Bryon Lake, chief transformation officer at Goldman Sachs Asset and Wealth Management, and Morningstar CEO Kunal Kapoor discussed the evolution of exchange-traded funds during their "Investors First: Navigating the Rise of Active ETFs in a Competitive Market" webinar, which explored how these investment vehicles are transforming portfolio management.

Active ETF Insights

Lake shared that while active ETFs represent just 8% of the $10 trillion ETF market, they're expanding at a 20% annual rate, "dramatically outstripping their weighting within the overall space," as investors embrace both the wrapper and active management strategies.

The rapid growth of active ETFs represents a shift in how investors are accessing professional management while maintaining the benefits of the ETF structure, creating new opportunities for both investment firms and clients seeking alternatives to traditional index-based approaches, Lake told attendees during the Morningstar-hosted LinkedIn event.

Lake emphasized that while ETFs have grown to approximately a third of the combined mutual fund and ETF market, there remains room for expansion, especially in the active space where most mutual fund assets still reside.

Technology Drives Investment Innovation

The conversation highlighted how technology has revolutionized investment access, with Lake describing ETFs as possibly "the first fintech" that has evolved to address increasingly complex market needs.

Lake explained that investment personalization is driving the trend, noting that "customization at scale" is the direction the industry is heading, whether through varied ETF capabilities, direct indexing or separately managed accounts with lower investment thresholds.

Both executives noted that current market volatility has demonstrated the resilience of ETF structures, with Lake reporting that ETFs comprised approximately 36% of trading volume during the recent market volatility.

Kapoor pointed out that investor concerns about portfolio transparency—once considered a major hurdle for active management in the ETF structure—have largely been addressed as the industry has evolved and investors have grown to value increased information access.

Future ETF Drivers

Looking forward, Lake predicted three main drivers of future innovation: continued growth in active ETFs, expansion of separately managed accounts with direct indexing capabilities and increased retail access to alternative investments, particularly private markets.

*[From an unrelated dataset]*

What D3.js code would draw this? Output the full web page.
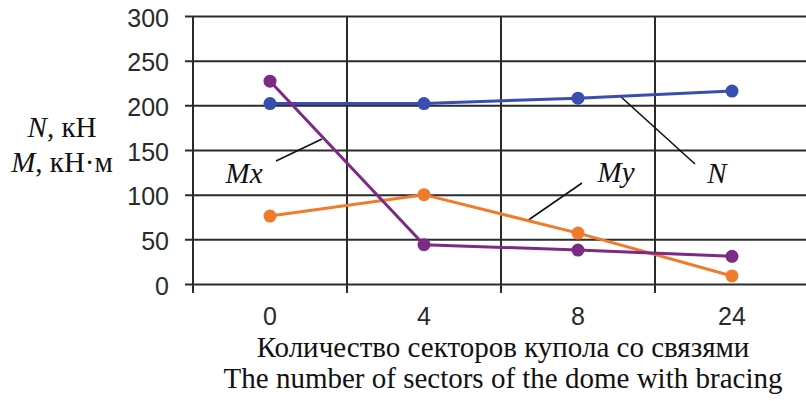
<!DOCTYPE html>
<html><head><meta charset="utf-8">
<script src="https://cdn.jsdelivr.net/npm/d3@7"></script>
<style>
html,body{margin:0;padding:0;background:#fff;overflow:hidden}
svg{display:block}
</style></head>
<body>
<svg id="chart" width="806" height="401"></svg>
<script>
// Categories along the x axis: number of braced sectors of the dome
const categories = ["0", "4", "8", "24"];
// Series values (N in kN, Mx and My in kN·m)
const seriesN  = [202, 202, 208, 216];
const seriesMx = [227, 44, 38, 31];
const seriesMy = [76, 100, 57, 9];
const yTicks = [0, 50, 100, 150, 200, 250, 300];

const svg = d3.select("#chart");
const plotL = 193, plotR = 809, plotT = 16, plotB = 284;

const x = d3.scaleBand().domain(categories).range([plotL, plotR]).padding(0);
const y = d3.scaleLinear().domain([0, 300]).range([plotB, plotT]);

const gridColor = "#2b2b2b";
const sans = "'Liberation Sans', Arial, sans-serif";
const serif = "'Liberation Serif', 'Times New Roman', serif";

// Horizontal grid lines with short ticks to the left
const yAxis = d3.axisLeft(y).tickValues(yTicks).tickSize(-(plotR - plotL)).tickPadding(24).tickSizeOuter(0);
const gy = svg.append("g").attr("transform", `translate(${plotL},0)`).call(yAxis);
gy.select(".domain").remove();
gy.selectAll(".tick line").attr("stroke", gridColor).attr("stroke-width", 2).attr("x1", -8);
gy.selectAll(".tick text").attr("font-family", sans)
  .attr("font-size", 25).attr("fill", "#2a2a2a").attr("dy", "0.4em");

// Vertical grid lines at category boundaries
const bounds = categories.map(c => x(c)).concat([plotR]);
svg.append("g").selectAll("line").data(bounds).join("line")
  .attr("x1", d => d).attr("x2", d => d)
  .attr("y1", plotT).attr("y2", plotB + 9)
  .attr("stroke", gridColor).attr("stroke-width", 2);

// Category labels
const xAxis = d3.axisBottom(x).tickSize(0).tickPadding(23);
const gx = svg.append("g").attr("transform", `translate(0,${plotB})`).call(xAxis);
gx.select(".domain").remove();
gx.selectAll(".tick text").attr("font-family", sans)
  .attr("font-size", 25).attr("fill", "#2a2a2a");

const cx = c => x(c) + x.bandwidth() / 2;

// Leader lines for series labels
const leaders = [
  {x1: 276, y1: 161, x2: 322, y2: 139},
  {x1: 582, y1: 183, x2: 527, y2: 221},
  {x1: 695, y1: 164, x2: 620, y2: 96}
];
svg.append("g").selectAll("line").data(leaders).join("line")
  .attr("x1", d => d.x1).attr("y1", d => d.y1).attr("x2", d => d.x2).attr("y2", d => d.y2)
  .attr("stroke", "#111").attr("stroke-width", 1.6);

const series = [
  {values: seriesMy, color: "#f07b2c"},
  {values: seriesN,  color: "#3a4db0"},
  {values: seriesMx, color: "#7c2a85"}
];
const line = d3.line().x((d, i) => cx(categories[i])).y(d => y(d));
series.forEach(s => {
  svg.append("path").datum(s.values).attr("d", line)
    .attr("fill", "none").attr("stroke", s.color).attr("stroke-width", 3);
  svg.append("g").selectAll("circle").data(s.values).join("circle")
    .attr("cx", (d, i) => cx(categories[i])).attr("cy", d => y(d)).attr("r", 6.5)
    .attr("fill", s.color);
});

// Series labels
const labels = [
  {t: "Mx", x: 244, y: 183},
  {t: "My", x: 616, y: 182},
  {t: "N",  x: 717, y: 183}
];
svg.append("g").selectAll("text").data(labels).join("text")
  .attr("x", d => d.x).attr("y", d => d.y).attr("text-anchor", "middle")
  .attr("font-family", serif).attr("font-style", "italic").attr("font-size", 29)
  .attr("fill", "#111").text(d => d.t);

// Y-axis title
const yt1 = svg.append("text").attr("x", 62).attr("y", 137).attr("text-anchor", "middle")
  .attr("font-family", serif).attr("font-size", 29).attr("fill", "#111");
yt1.append("tspan").attr("font-style", "italic").text("N");
yt1.append("tspan").text(", кН");
const yt2 = svg.append("text").attr("x", 62).attr("y", 172).attr("text-anchor", "middle")
  .attr("font-family", serif).attr("font-size", 29).attr("fill", "#111");
yt2.append("tspan").attr("font-style", "italic").text("M");
yt2.append("tspan").text(", кН·м");

// X-axis title (two lines)
svg.append("text").attr("x", 503).attr("y", 357).attr("text-anchor", "middle")
  .attr("font-family", serif).attr("font-size", 29).attr("fill", "#111")
  .text("Количество секторов купола со связями");
svg.append("text").attr("x", 503).attr("y", 388).attr("text-anchor", "middle")
  .attr("font-family", serif).attr("font-size", 29).attr("fill", "#111")
  .text("The number of sectors of the dome with bracing");
</script>
</body></html>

Lake highlighted the importance of private market access, explaining that "companies are staying private for longer" because they can "access private markets and raise capital" without needing to pursue an IPO, creating demand for investment vehicles that can provide exposure to these opportunities.

The executives concluded that these trends ultimately benefit investors through increased personalization options, though Lake cautioned that the explosion of choice also means investors need help "finding the signal through the noise" when navigating the expanding ETF landscape.